ABSTRACT
With increasing interest being drawn to sustainability development in sport, and UEFA’s recent sustainability strategy being introduced as a roadmap and pressure level for football organisations’ sustainability efforts to intensify, the implementation of sustainability policy is becoming key for football’s sustainable development. In this study, through the lens of institutional theory and isomorphism, we focused on the under-studied recipients of said strategy, the UEFA’s member national associations (NAs), to capture the existing sustainability efforts within them, as they are reported on their official communications, and thus the backdrop to which the strategy was introduced and is being promoted.

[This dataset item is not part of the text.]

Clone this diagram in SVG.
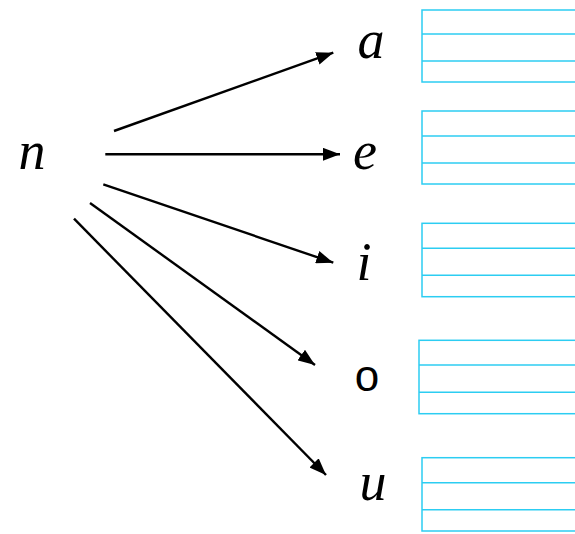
<svg xmlns="http://www.w3.org/2000/svg" width="575" height="534" viewBox="0 0 575 534">
<style>
.cur{font-family:"Liberation Serif","DejaVu Serif",serif;font-style:italic;font-size:54px;fill:#000;text-anchor:middle}
.pl{font-family:"Liberation Sans","DejaVu Sans",sans-serif;font-size:44px;fill:#000;text-anchor:middle}
.box rect,.box line{fill:none;stroke:#2ccdf2;stroke-width:1.5}
.conn line{stroke:#000;stroke-width:2.4}
</style>
<defs>
<marker id="ah" viewBox="0 0 17 13" refX="17" refY="6.5" markerWidth="17" markerHeight="13" markerUnits="userSpaceOnUse" orient="auto">
<path d="M0,0 L17,6.5 L0,13 Z" fill="#000"/>
</marker>
</defs>
<rect width="575" height="534" fill="#fff"/>
<g id="node-n"><text class="cur" x="32" y="169">n</text></g>
<g id="node-a"><text class="cur" x="371" y="58">a</text>
<g class="box"><rect x="422" y="10" width="160" height="72"/><line x1="422" y1="34" x2="580" y2="34"/><line x1="422" y1="61" x2="580" y2="61"/></g></g>
<g id="node-e"><text class="cur" x="365" y="169">e</text>
<g class="box"><rect x="422" y="111" width="160" height="73"/><line x1="422" y1="136" x2="580" y2="136"/><line x1="422" y1="163" x2="580" y2="163"/></g></g>
<g id="node-i"><text class="cur" x="364" y="280">i</text>
<g class="box"><rect x="422" y="223.3" width="160" height="73.4"/><line x1="422" y1="248.3" x2="580" y2="248.3"/><line x1="422" y1="275.3" x2="580" y2="275.3"/></g></g>
<g id="node-o"><text class="pl" x="367" y="391">o</text>
<g class="box"><rect x="419" y="340.3" width="160" height="73.4"/><line x1="419" y1="365" x2="580" y2="365"/><line x1="419" y1="392.3" x2="580" y2="392.3"/></g></g>
<g id="node-u"><text class="cur" x="373" y="500">u</text>
<g class="box"><rect x="422" y="457.7" width="160" height="73.3"/><line x1="422" y1="482.7" x2="580" y2="482.7"/><line x1="422" y1="509.7" x2="580" y2="509.7"/></g></g>
<g id="connectors" class="conn">
<line x1="114" y1="131" x2="333.3" y2="52.7" marker-end="url(#ah)"/>
<line x1="105.3" y1="154.3" x2="340" y2="154.3" marker-end="url(#ah)"/>
<line x1="103.3" y1="184.3" x2="333.3" y2="262.7" marker-end="url(#ah)"/>
<line x1="90" y1="203" x2="315" y2="365" marker-end="url(#ah)"/>
<line x1="74" y1="218.7" x2="326" y2="475" marker-end="url(#ah)"/>
</g>
</svg>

Qualitative document analysis was conducted on all official communications (website, national strategies, press releases) of all UEFA’s NAs. Through this, five levels of sustainability in European football were identified, capturing patterns in the existence of social and environmental sustainability actions and strategies among UEFA’s NAs. The five levels of sustainability in European football presented allow for a better understanding of the full spectrum of sustainability in football to be depicted, while acknowledging potentially overlooked nuances in the existence of not only actions but also strategies to guide organisations in their sustainability efforts, and illustrating the gradual progression from no sustainability to more sophisticated social and environmental sustainability in football.
Disclosure statement
No potential conflict of interest was reported by the author(s).
Additional information
Notes on contributors
Ioannis Konstantopoulos
Ioannis Konstantopoulos is currently an FNS researcher at the University of Lausanne, Switzerland and has worked in research roles at the University of Innsbruck and ETH Zurich. He is, also, a sustainability advisor at Innews, Founder of The Sports Footprint, a sustainability consultancy that has been awarded the Prince’s Trust International Global Sustainability Award for Europe, having a notable and diverse list of clients from the sports industry. Ioannis has also, developed several educational courses in sport and sustainability for organisations such as the Football Business Academy, the International Olympic Academy, the Athens University of Economics and Business, and the European Association for Sport Management (EASM). His research focuses on analysing the sustainability of major sports events and the application of new technologies in sports.
Argyro Elisavet Manoli
Argyro Elisavet Manoli is an Associate Professor of Marketing and Management in the University of Bergamo. Following a career as a marketeer in the sports industry, and having worked for English, Spanish and Greek football clubs, as well as international sport events and federations, Prof. Manoli begun her academic career in the UK, working for Loughborough University and Teesside University. Her research interests focus on two broad areas, marketing communications management and integrity management in the context of sport. Within these two themes, she has published extensively in highly esteemed journals, and has been awarded funding from prestigious institutions. Prof. Manoli was an academic expert on the European Commission Expert Group for Sport Integrity and is the author of the EU Report Mapping Corruption in EU Member States. Her research has been presented in the European Parliament and in numerous highly regarded academic conferences, as well as regularly cited in public policy. She is the Associate Editor and sits on the editorial board of a number of prestigious journals.